=== Given instruction ===
Output the entries below exactly as written, omitting pictures.

=== Records shown ===
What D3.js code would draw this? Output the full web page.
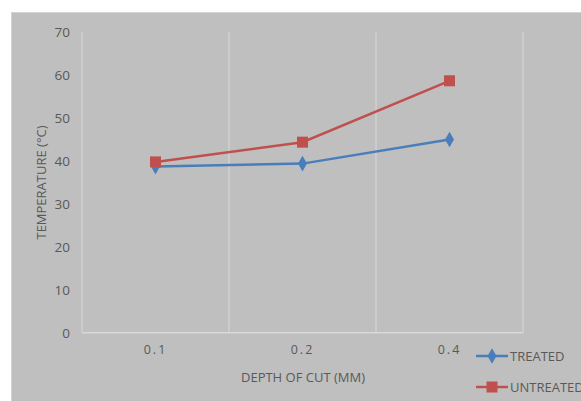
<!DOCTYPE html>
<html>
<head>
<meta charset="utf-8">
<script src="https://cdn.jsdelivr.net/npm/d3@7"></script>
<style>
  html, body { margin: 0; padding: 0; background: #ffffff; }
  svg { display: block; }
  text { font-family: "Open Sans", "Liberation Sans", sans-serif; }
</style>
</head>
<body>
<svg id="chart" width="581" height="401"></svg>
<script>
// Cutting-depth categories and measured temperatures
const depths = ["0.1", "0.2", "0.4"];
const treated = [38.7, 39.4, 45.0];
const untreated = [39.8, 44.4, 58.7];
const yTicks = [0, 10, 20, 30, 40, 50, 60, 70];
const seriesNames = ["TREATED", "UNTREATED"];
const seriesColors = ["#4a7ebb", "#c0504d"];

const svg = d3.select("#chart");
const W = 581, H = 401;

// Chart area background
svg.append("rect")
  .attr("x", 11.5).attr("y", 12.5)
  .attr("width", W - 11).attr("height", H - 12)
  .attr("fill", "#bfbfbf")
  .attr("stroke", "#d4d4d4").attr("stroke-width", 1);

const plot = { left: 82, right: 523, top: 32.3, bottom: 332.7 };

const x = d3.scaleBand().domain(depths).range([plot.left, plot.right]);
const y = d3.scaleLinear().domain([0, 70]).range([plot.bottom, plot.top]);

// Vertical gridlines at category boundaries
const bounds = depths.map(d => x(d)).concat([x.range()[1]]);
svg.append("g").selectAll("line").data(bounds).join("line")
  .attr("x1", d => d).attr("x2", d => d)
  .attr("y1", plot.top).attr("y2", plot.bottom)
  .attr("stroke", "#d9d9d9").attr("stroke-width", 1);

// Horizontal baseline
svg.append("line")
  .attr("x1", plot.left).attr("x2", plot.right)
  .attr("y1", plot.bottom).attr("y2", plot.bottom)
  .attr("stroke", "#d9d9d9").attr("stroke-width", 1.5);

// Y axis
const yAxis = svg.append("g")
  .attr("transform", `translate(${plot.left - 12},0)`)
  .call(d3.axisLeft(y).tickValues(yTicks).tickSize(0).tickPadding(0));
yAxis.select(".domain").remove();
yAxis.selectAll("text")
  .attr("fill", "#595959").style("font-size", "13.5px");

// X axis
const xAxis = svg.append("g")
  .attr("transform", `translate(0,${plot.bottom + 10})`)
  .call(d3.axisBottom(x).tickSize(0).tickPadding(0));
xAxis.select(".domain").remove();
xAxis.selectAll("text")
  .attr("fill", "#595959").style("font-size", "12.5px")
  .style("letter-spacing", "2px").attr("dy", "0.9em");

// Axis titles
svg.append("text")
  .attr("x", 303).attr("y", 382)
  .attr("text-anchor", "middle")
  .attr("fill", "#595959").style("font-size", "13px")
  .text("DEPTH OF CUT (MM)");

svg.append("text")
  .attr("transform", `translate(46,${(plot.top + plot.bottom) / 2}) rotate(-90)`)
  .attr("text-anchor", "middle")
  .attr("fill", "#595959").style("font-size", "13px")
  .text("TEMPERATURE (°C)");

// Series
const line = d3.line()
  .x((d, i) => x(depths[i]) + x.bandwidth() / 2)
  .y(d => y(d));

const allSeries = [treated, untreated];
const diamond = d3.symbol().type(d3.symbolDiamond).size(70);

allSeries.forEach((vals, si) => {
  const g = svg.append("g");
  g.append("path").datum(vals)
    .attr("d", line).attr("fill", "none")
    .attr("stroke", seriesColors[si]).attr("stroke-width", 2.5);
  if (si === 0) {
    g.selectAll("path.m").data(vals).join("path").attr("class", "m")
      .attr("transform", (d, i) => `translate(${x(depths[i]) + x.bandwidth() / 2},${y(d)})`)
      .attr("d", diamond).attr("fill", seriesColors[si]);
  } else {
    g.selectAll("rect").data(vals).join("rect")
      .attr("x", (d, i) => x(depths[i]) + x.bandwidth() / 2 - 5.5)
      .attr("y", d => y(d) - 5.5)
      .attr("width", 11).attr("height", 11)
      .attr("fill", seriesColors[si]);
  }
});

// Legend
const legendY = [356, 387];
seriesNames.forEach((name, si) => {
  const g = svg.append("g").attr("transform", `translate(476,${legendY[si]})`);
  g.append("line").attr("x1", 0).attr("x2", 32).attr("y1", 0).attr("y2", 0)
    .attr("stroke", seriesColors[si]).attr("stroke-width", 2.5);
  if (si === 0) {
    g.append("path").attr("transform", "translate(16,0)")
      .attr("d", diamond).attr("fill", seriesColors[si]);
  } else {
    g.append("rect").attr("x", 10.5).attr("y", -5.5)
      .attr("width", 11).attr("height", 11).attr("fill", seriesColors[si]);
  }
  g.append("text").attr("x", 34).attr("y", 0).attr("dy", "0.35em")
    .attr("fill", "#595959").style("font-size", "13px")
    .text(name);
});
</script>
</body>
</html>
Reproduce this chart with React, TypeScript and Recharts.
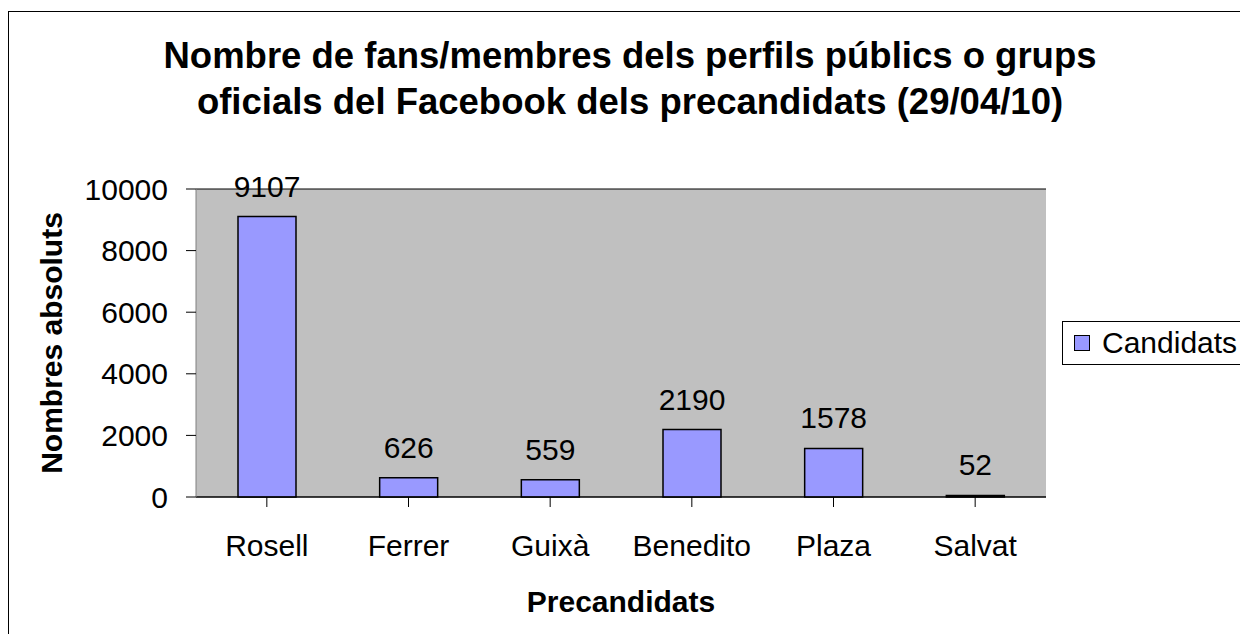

=== Task answer ===
What D3.js code would draw this? Output the full web page.
<!DOCTYPE html>
<html>
<head>
<meta charset="utf-8">
<script src="https://cdn.jsdelivr.net/npm/d3@7"></script>
<style>
  html, body { margin: 0; padding: 0; background: #ffffff; }
  svg { display: block; }
  text { font-family: "Open Sans", "Liberation Sans", sans-serif; }
</style>
</head>
<body>
<svg id="chart" width="581" height="401"></svg>
<script>
// Cutting-depth categories and measured temperatures
const depths = ["0.1", "0.2", "0.4"];
const treated = [38.7, 39.4, 45.0];
const untreated = [39.8, 44.4, 58.7];
const yTicks = [0, 10, 20, 30, 40, 50, 60, 70];
const seriesNames = ["TREATED", "UNTREATED"];
const seriesColors = ["#4a7ebb", "#c0504d"];

const svg = d3.select("#chart");
const W = 581, H = 401;

// Chart area background
svg.append("rect")
  .attr("x", 11.5).attr("y", 12.5)
  .attr("width", W - 11).attr("height", H - 12)
  .attr("fill", "#bfbfbf")
  .attr("stroke", "#d4d4d4").attr("stroke-width", 1);

const plot = { left: 82, right: 523, top: 32.3, bottom: 332.7 };

const x = d3.scaleBand().domain(depths).range([plot.left, plot.right]);
const y = d3.scaleLinear().domain([0, 70]).range([plot.bottom, plot.top]);

// Vertical gridlines at category boundaries
const bounds = depths.map(d => x(d)).concat([x.range()[1]]);
svg.append("g").selectAll("line").data(bounds).join("line")
  .attr("x1", d => d).attr("x2", d => d)
  .attr("y1", plot.top).attr("y2", plot.bottom)
  .attr("stroke", "#d9d9d9").attr("stroke-width", 1);

// Horizontal baseline
svg.append("line")
  .attr("x1", plot.left).attr("x2", plot.right)
  .attr("y1", plot.bottom).attr("y2", plot.bottom)
  .attr("stroke", "#d9d9d9").attr("stroke-width", 1.5);

// Y axis
const yAxis = svg.append("g")
  .attr("transform", `translate(${plot.left - 12},0)`)
  .call(d3.axisLeft(y).tickValues(yTicks).tickSize(0).tickPadding(0));
yAxis.select(".domain").remove();
yAxis.selectAll("text")
  .attr("fill", "#595959").style("font-size", "13.5px");

// X axis
const xAxis = svg.append("g")
  .attr("transform", `translate(0,${plot.bottom + 10})`)
  .call(d3.axisBottom(x).tickSize(0).tickPadding(0));
xAxis.select(".domain").remove();
xAxis.selectAll("text")
  .attr("fill", "#595959").style("font-size", "12.5px")
  .style("letter-spacing", "2px").attr("dy", "0.9em");

// Axis titles
svg.append("text")
  .attr("x", 303).attr("y", 382)
  .attr("text-anchor", "middle")
  .attr("fill", "#595959").style("font-size", "13px")
  .text("DEPTH OF CUT (MM)");

svg.append("text")
  .attr("transform", `translate(46,${(plot.top + plot.bottom) / 2}) rotate(-90)`)
  .attr("text-anchor", "middle")
  .attr("fill", "#595959").style("font-size", "13px")
  .text("TEMPERATURE (°C)");

// Series
const line = d3.line()
  .x((d, i) => x(depths[i]) + x.bandwidth() / 2)
  .y(d => y(d));

const allSeries = [treated, untreated];
const diamond = d3.symbol().type(d3.symbolDiamond).size(70);

allSeries.forEach((vals, si) => {
  const g = svg.append("g");
  g.append("path").datum(vals)
    .attr("d", line).attr("fill", "none")
    .attr("stroke", seriesColors[si]).attr("stroke-width", 2.5);
  if (si === 0) {
    g.selectAll("path.m").data(vals).join("path").attr("class", "m")
      .attr("transform", (d, i) => `translate(${x(depths[i]) + x.bandwidth() / 2},${y(d)})`)
      .attr("d", diamond).attr("fill", seriesColors[si]);
  } else {
    g.selectAll("rect").data(vals).join("rect")
      .attr("x", (d, i) => x(depths[i]) + x.bandwidth() / 2 - 5.5)
      .attr("y", d => y(d) - 5.5)
      .attr("width", 11).attr("height", 11)
      .attr("fill", seriesColors[si]);
  }
});

// Legend
const legendY = [356, 387];
seriesNames.forEach((name, si) => {
  const g = svg.append("g").attr("transform", `translate(476,${legendY[si]})`);
  g.append("line").attr("x1", 0).attr("x2", 32).attr("y1", 0).attr("y2", 0)
    .attr("stroke", seriesColors[si]).attr("stroke-width", 2.5);
  if (si === 0) {
    g.append("path").attr("transform", "translate(16,0)")
      .attr("d", diamond).attr("fill", seriesColors[si]);
  } else {
    g.append("rect").attr("x", 10.5).attr("y", -5.5)
      .attr("width", 11).attr("height", 11).attr("fill", seriesColors[si]);
  }
  g.append("text").attr("x", 34).attr("y", 0).attr("dy", "0.35em")
    .attr("fill", "#595959").style("font-size", "13px")
    .text(name);
});
</script>
</body>
</html>
Reproduce this chart with React, TypeScript and Recharts.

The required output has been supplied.